Arm’s participation in the U.S. government’s $500-billion AI infrastructure venture, Stargate, highlights its significance in the AI space. However, the company’s strained relationship with major customers like Qualcomm remains a challenge as it seeks to grow in new markets such as data centers.

 

Arm Holdings Plans Major Price Increases, Considers Developing Own Chips

Arm Holdings, a key supplier of chip designs to tech giants such as Apple, Qualcomm, and Microsoft, is planning to increase its chip royalty rates by as much as 300%. The company, owned 90% by SoftBank Group, has also discussed the possibility of designing its own chips to directly compete with its major customers. These moves are part of Arm’s long-term strategy to increase its revenue and expand beyond licensing intellectual property.

Strategic Shifts and Pricing Plans

Arm’s pricing strategy, referred to as the “Picasso” project, aims to secure a $1 billion increase in smartphone-related revenue over the next decade. Part of this initiative includes raising the royalty rates it charges for ready-made chip designs, especially those based on its latest architecture, Armv9. However, large customers like Apple and Qualcomm may avoid some of these hikes by designing their own chips using Arm’s technology, bypassing Arm’s pre-designed components.

Documents presented during a trial in 2024 revealed that Arm had considered a dramatic 300% price increase for its royalty rates, though this proposal was never fully implemented. Despite the uncertainty, Arm executives expressed confidence in the company’s ability to push forward with these higher prices, even amid the possibility of losing some customers to in-house chip designs.

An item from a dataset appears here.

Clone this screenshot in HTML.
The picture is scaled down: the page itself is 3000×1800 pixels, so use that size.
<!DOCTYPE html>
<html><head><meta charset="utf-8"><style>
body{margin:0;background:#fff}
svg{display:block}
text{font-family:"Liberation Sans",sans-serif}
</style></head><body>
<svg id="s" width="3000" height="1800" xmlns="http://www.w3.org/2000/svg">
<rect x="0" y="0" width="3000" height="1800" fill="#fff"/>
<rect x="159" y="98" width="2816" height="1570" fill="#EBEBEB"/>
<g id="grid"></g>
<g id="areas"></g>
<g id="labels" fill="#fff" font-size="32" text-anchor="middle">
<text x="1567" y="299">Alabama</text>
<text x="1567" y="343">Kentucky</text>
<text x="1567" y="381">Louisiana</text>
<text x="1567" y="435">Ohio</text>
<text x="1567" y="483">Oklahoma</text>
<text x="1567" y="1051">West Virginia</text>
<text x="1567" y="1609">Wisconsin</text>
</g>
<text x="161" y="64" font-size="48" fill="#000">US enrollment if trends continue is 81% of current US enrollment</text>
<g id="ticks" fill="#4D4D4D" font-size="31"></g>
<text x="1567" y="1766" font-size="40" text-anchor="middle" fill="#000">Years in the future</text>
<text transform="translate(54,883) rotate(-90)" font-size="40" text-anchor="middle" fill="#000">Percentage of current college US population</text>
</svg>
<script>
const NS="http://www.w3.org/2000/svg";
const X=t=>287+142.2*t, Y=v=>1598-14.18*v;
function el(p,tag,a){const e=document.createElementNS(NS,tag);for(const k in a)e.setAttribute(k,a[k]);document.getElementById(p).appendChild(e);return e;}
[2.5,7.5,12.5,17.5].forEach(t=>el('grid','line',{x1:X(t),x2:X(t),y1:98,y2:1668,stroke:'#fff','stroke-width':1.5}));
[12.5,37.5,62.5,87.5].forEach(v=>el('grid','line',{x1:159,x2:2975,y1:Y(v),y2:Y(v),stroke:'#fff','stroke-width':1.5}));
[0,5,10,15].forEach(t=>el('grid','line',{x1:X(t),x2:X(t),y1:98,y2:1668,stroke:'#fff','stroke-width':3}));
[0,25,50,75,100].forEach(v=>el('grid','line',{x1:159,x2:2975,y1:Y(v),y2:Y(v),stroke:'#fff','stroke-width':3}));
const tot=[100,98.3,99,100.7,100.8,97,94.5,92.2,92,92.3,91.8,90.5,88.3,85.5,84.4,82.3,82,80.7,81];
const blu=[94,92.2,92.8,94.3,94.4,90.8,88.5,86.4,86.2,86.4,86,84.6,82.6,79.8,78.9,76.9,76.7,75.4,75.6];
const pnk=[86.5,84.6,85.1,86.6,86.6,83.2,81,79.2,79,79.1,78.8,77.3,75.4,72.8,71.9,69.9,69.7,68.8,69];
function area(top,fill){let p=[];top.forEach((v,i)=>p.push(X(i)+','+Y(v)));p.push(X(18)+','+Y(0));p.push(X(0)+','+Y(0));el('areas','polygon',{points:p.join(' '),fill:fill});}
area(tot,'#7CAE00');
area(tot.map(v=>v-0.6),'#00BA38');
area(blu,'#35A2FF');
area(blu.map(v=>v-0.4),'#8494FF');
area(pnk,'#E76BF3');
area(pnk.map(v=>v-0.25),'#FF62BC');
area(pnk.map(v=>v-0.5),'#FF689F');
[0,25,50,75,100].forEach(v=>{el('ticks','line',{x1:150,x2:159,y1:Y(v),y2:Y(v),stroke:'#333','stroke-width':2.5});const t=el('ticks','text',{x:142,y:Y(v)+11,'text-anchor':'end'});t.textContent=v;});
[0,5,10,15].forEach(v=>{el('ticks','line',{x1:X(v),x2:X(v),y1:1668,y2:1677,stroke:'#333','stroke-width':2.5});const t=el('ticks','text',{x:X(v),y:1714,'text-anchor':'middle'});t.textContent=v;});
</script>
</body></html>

Competition with Customers

Arm’s ambitions to compete directly with its clients, particularly in chip design, were highlighted in testimony from CEO Rene Haas. In a conversation with an executive, Haas hinted that Arm could eventually create its own chips to compete against customers like Qualcomm, calling them “hosed” if the company pursued this path. This bold strategy has raised concerns among Arm’s customers, with analysts suggesting that Arm’s move could unsettle the market.

Despite this, Haas downplayed his comments, attributing them to informal brainstorming sessions about potential future strategies. While Arm has not yet entered the chip-manufacturing business, the company is exploring possibilities for evolving its business model.

Industry Reactions and Future Plans

Arm’s plans for expansion beyond its traditional licensing business model could significantly alter the competitive landscape in the tech industry. The company’s proposal to work more closely with device makers and secure deals directly with manufacturers has already begun to impact relationships, as evidenced by a meeting between Arm’s CEO and Samsung in 2022. This conversation stirred concerns about Qualcomm’s ability to supply chips to Samsung in the future, leading to changes in their supply agreements.

In response to these developments, analysts have expressed concern over how Arm’s potential shift toward chip design could affect its customer base, especially as it risks upsetting relationships with major firms in the semiconductor industry.